Peraturan Daerah Persetujuan Bangunan (PBG) sebagai Solusi untuk Pembangunan Gedung di Kota Malang
DPRD Kota Malang sedang mengupayakan pembentukan Rancangan Peraturan Daerah (Ranperda) tentang Persetujuan Bangunan (PBG) sebagai salah satu regulasi prioritas tahun ini. Regulasi ini diharapkan menjadi solusi atas berbagai tantangan dalam pembangunan gedung dan tata ruang yang masih mengacu pada izin lama, yaitu Izin Mendirikan Bangunan (IMB).
Anggota Komisi C DPRD Kota Malang, Dito Nurakhmadi, menjelaskan bahwa urgensi pembentukan Perda PBG sangat tinggi karena banyak proses pembangunan gedung yang belum sepenuhnya beralih dari sistem IMB ke PBG. “Selama ini masih banyak bangunan yang proses izinnya mengacu pada IMB, padahal sekarang harusnya sudah PBG,” ujarnya.
Dengan adanya Perda PBG, akan ada kepastian hukum bagi instansi pemerintah daerah seperti Dinas PUPR maupun Dinas Perizinan dalam mengeluarkan izin. Selain itu, regulasi ini juga berpotensi menjadi sumber pendapatan asli daerah (PAD) dari sektor pajak, retribusi, dan denda atas pelanggaran bangunan.

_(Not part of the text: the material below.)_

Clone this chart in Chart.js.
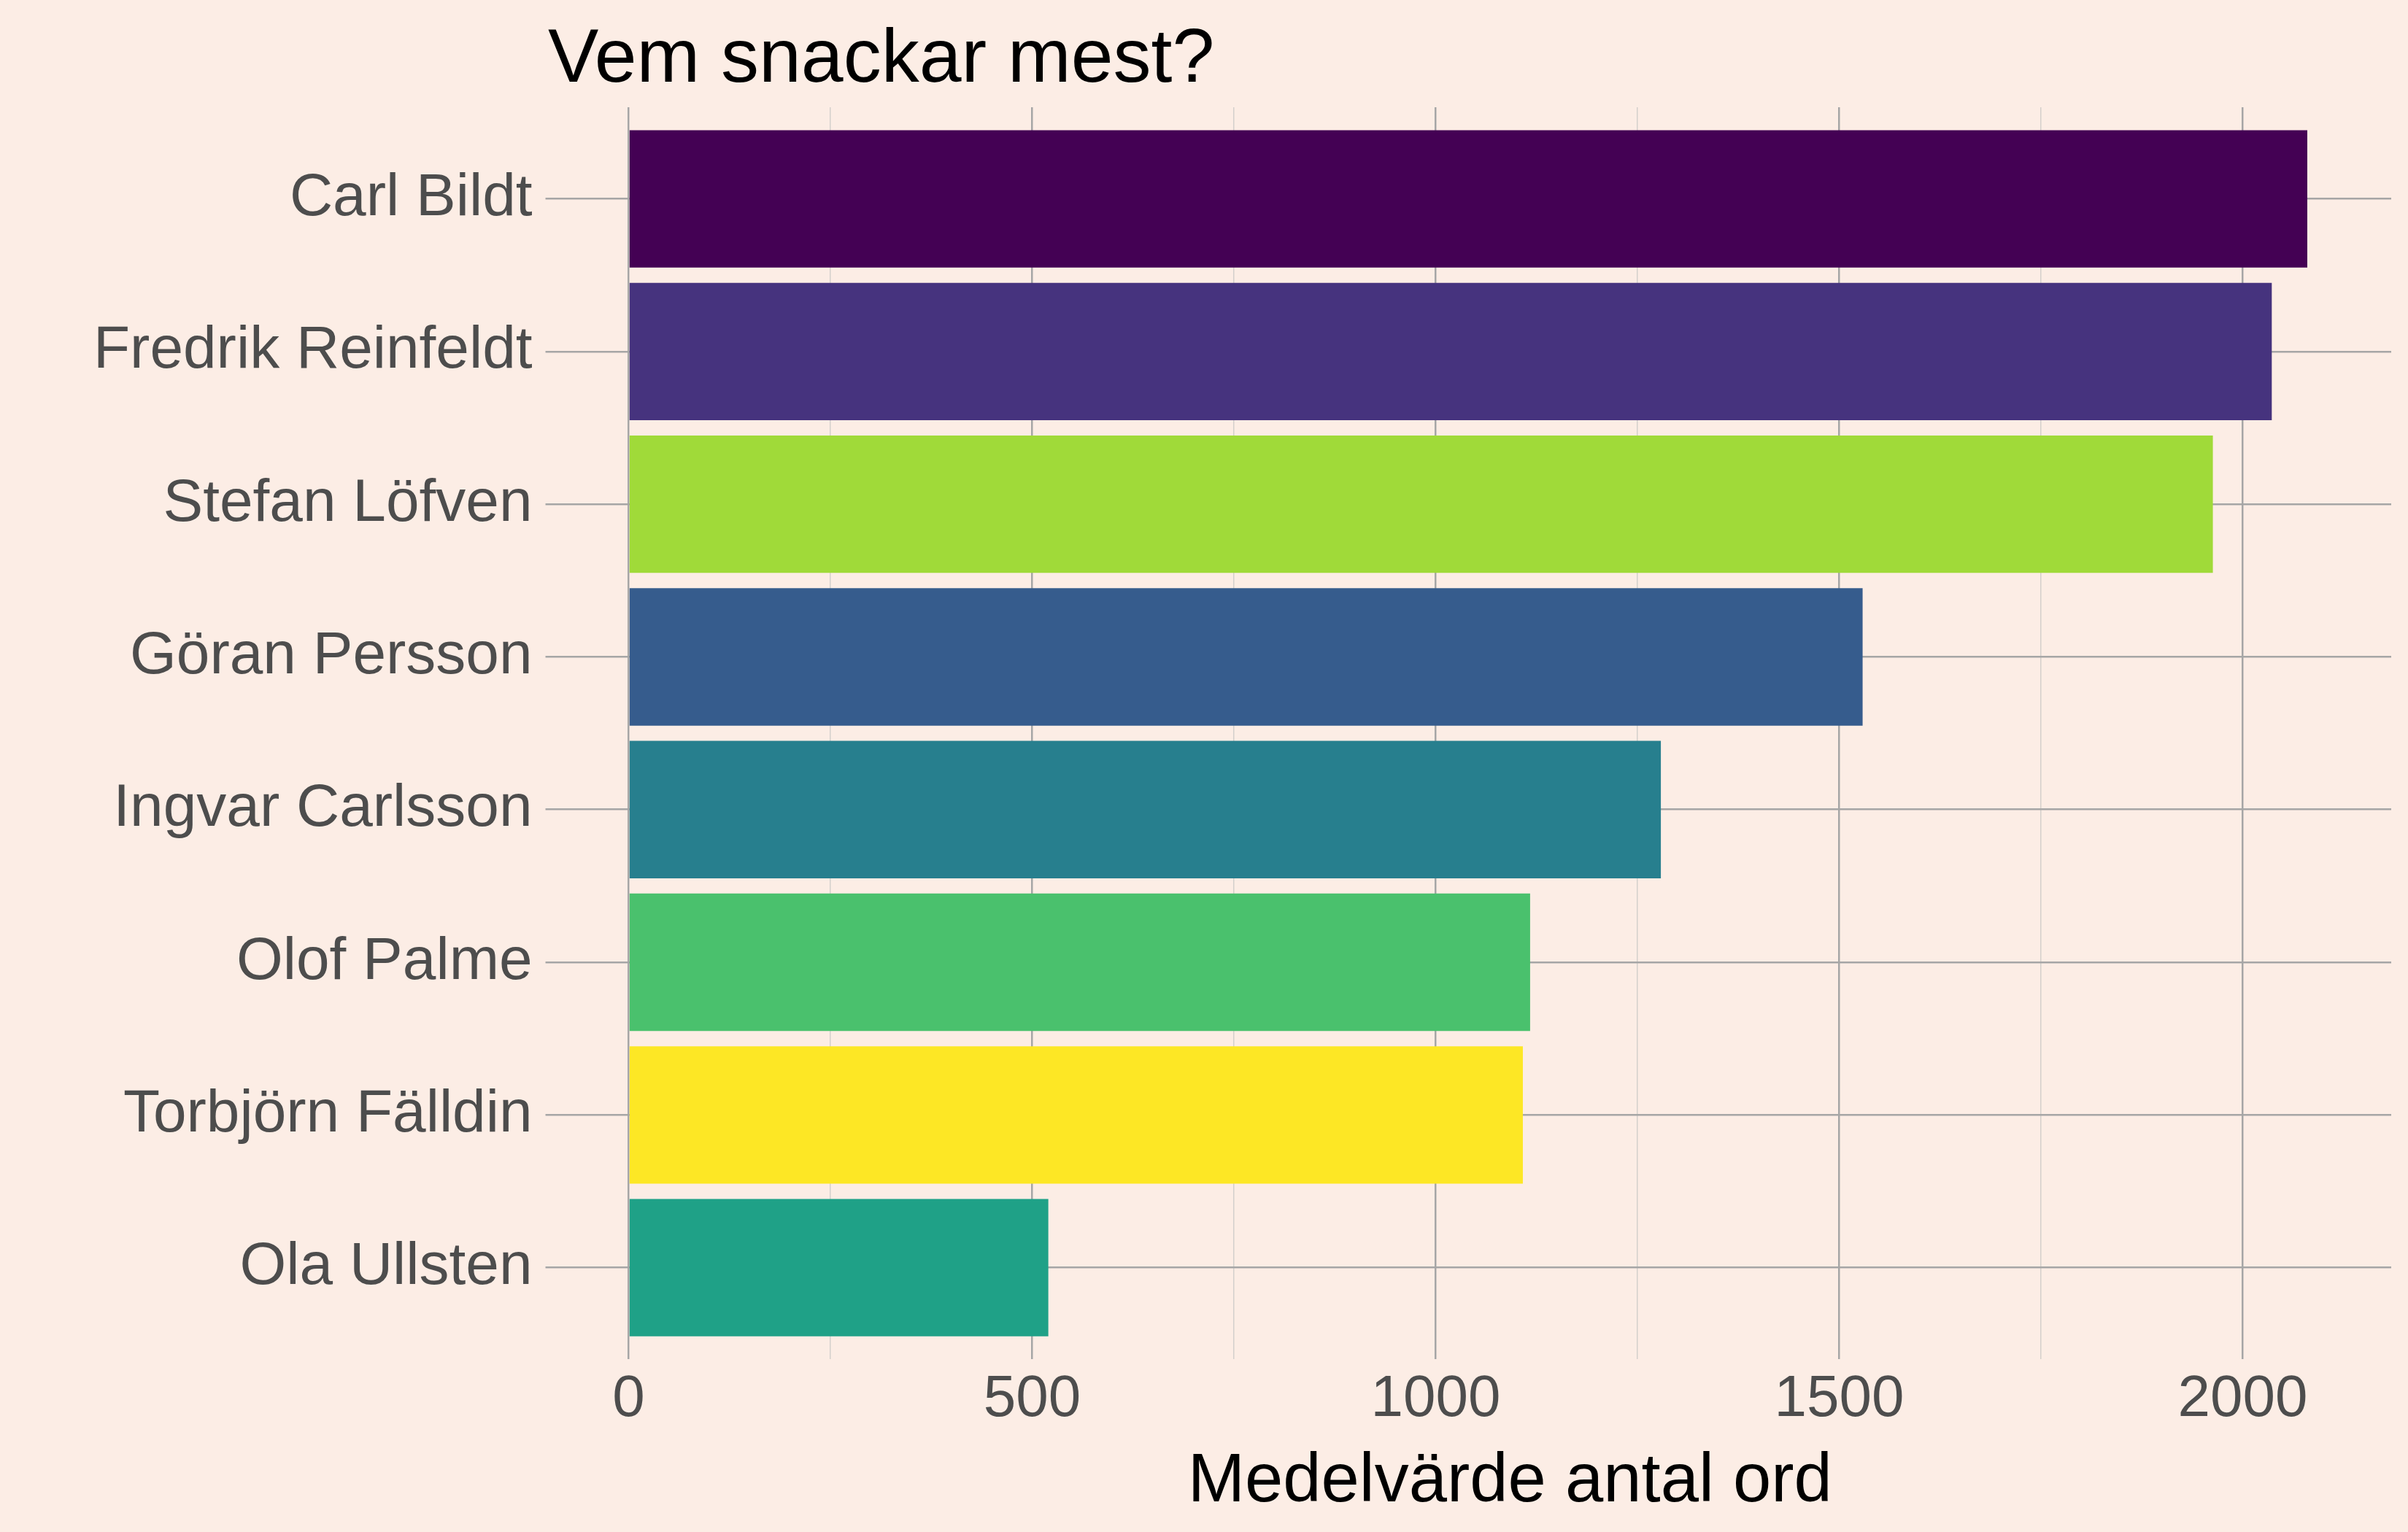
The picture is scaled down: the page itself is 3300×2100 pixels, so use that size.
<!DOCTYPE html>
<html>
<head>
<meta charset="utf-8">
<script src="https://cdn.jsdelivr.net/npm/chart.js@4"></script>
<style>
  html, body { margin: 0; padding: 0; background: #fcede5; }
  #wrap { width: 3300px; height: 2100px; }
</style>
</head>
<body>
<div id="wrap"><canvas id="chart"></canvas></div>
<script>
const names = ['Carl Bildt', 'Fredrik Reinfeldt', 'Stefan Löfven', 'Göran Persson',
    'Ingvar Carlsson', 'Olof Palme', 'Torbjörn Fälldin', 'Ola Ullsten'];
const meanWords = [2080, 2036, 1963, 1529, 1279, 1117, 1108, 520];
const barColors = ['#440154', '#46337e', '#a0da39', '#365c8d',
    '#277f8e', '#4ac16d', '#fde725', '#1fa187'];
const xTicks = [0, 500, 1000, 1500, 2000];

const titlePlugin = {
    id: 'plotTitle',
    afterDraw(chart) {
        const ctx = chart.ctx;
        ctx.save();
        ctx.fillStyle = '#000';
        ctx.font = '104px "Liberation Sans", Arial, sans-serif';
        ctx.textBaseline = 'alphabetic';
        ctx.fillText('Vem snackar mest?', 751, 112);
        ctx.restore();
    }
};

new Chart(document.getElementById('chart'), {
    type: 'bar',
    data: {
        datasets: [{
            data: meanWords.map((v, i) => ({ x: v, y: i })),
            backgroundColor: barColors,
            barPercentage: 0.9,
            categoryPercentage: 1
        }]
    },
    options: {
        indexAxis: 'y',
        responsive: true,
        maintainAspectRatio: false,
        animation: false,
        layout: { padding: { top: 147, right: 23, left: 110, bottom: 12 } },
        plugins: { legend: { display: false }, tooltip: { enabled: false } },
        scales: {
            x: {
                type: 'linear',
                min: 0,
                max: 2184,
                afterBuildTicks: axis => {
                    axis.ticks = [0, 250, 500, 750, 1000, 1250, 1500, 1750, 2000].map(v => ({ value: v }));
                },
                ticks: {
                    callback: v => xTicks.includes(v) ? v : '',
                    color: '#4d4d4d',
                    font: { family: '"Liberation Sans", Arial, sans-serif', size: 80 },
                    padding: 8,
                    maxRotation: 0
                },
                grid: {
                    drawTicks: false,
                    color: c => xTicks.includes(c.tick.value) ? '#a6a6a6' : '#d4d0cc',
                    lineWidth: c => xTicks.includes(c.tick.value) ? 2.5 : 1.5
                },
                border: { display: false },
                title: {
                    display: true,
                    text: 'Medelvärde antal ord',
                    color: '#000',
                    font: { family: '"Liberation Sans", Arial, sans-serif', size: 94 },
                    padding: { top: 0, bottom: 0 }
                }
            },
            y: {
                type: 'linear',
                reverse: true,
                offset: false,
                min: -0.6,
                max: 7.6,
                afterBuildTicks: axis => {
                    axis.ticks = names.map((n, i) => ({ value: i }));
                },
                ticks: {
                    callback: v => names[v],
                    color: '#4d4d4d',
                    font: { family: '"Liberation Sans", Arial, sans-serif', size: 82 },
                    padding: 18
                },
                grid: {
                    offset: false,
                    color: '#a6a6a6',
                    lineWidth: 2.5,
                    tickLength: 114
                },
                border: { display: false }
            }
        }
    },
    plugins: [titlePlugin]
});
</script>
</body>
</html>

Dito mencontohkan, di sejumlah daerah sudah diterapkan sanksi denda bagi bangunan tanpa izin atau tidak sesuai peruntukan tata ruang. “Perda ini bisa mendorong penertiban bangunan liar yang banyak berdiri di atas fasilitas umum, sempadan sungai, atau ruang terbuka hijau. Selama ini Satpol PP masih lemah menindak karena hanya mengandalkan Perda Ketertiban Umum,” tambahnya.
Melalui Perda PBG, Pemkot Malang akan memiliki dasar hukum yang kuat untuk menindak pelanggaran secara terukur dan terarah, terutama terhadap bangunan di kawasan publik yang tidak sesuai peruntukan. Lebih lanjut, Dito menekankan pentingnya integrasi perizinan pembangunan gedung dengan Rencana Detail Tata Ruang Kota (RDTRK). Menurutnya, bangunan yang berdiri harus sesuai dengan zona peruntukan, baik untuk kawasan permukiman, perdagangan, jasa, maupun kawasan budaya.
Di sisi lain, Ranperda PBG ini juga diharapkan menjadi instrumen perlindungan konsumen. Ia menyoroti masih adanya praktik pengembang nakal yang menjual unit hunian tanpa izin lengkap. “Banyak developer yang sudah membangun padahal PBG belum keluar, biasanya terjadi di pinggiran kota. Ini merugikan konsumen,” ungkapnya.
Melihat keterbatasan lahan di Kota Malang, DPRD juga mendorong pengaturan pembangunan hunian vertikal melalui Ranperda ini, seperti rumah susun, apartemen, maupun rumah deret. “Ke depan kami ingin hunian tidak lagi semuanya landed. Lewat PBG ini bisa juga mendorong pembangunan hunian vertikal agar lebih efisien dari sisi ruang,” jelas Dito.
Wali Kota Malang, Wahyu Hidayat, sebelumnya juga menegaskan pentingnya regulasi terkait pembangunan gedung agar sejalan dengan visi penataan kota yang berkelanjutan. Menurutnya, kehadiran Perda PBG akan memperkuat aspek pengawasan dan penegakan aturan dalam proses pembangunan. “Kami ingin Kota Malang ini tertata rapi. Maka, semua pembangunan harus mengikuti aturan tata ruang yang berlaku. Dengan adanya Perda PBG, proses perizinan akan lebih terarah dan bisa mengantisipasi pelanggaran sejak dini,” ujar Wahyu.
Wahyu juga menyoroti pentingnya kolaborasi lintas OPD, termasuk Dinas PUPR, Dinas Perizinan, dan Satpol PP, dalam memastikan implementasi PBG berjalan maksimal. Ia menyebut, selama ini masih ada pengembang yang mengabaikan izin, sehingga keberadaan Perda ini nanti bisa menjadi alat kontrol yang lebih kuat. “Perda ini jadi dasar hukum penting untuk mendukung pengawasan pembangunan di Kota Malang. Bukan semata soal izin, tapi juga keselamatan, ketertiban, dan kenyamanan warga,” tambahnya.
Saat ini, Raperda PBG masih dalam tahap awal pembahasan. Meski sempat dilempar tahun lalu, pembahasannya belum berlanjut. Tahun ini, DPRD menegaskan komitmennya untuk menuntaskan regulasi tersebut demi penataan kota yang lebih tertib dan berkelanjutan.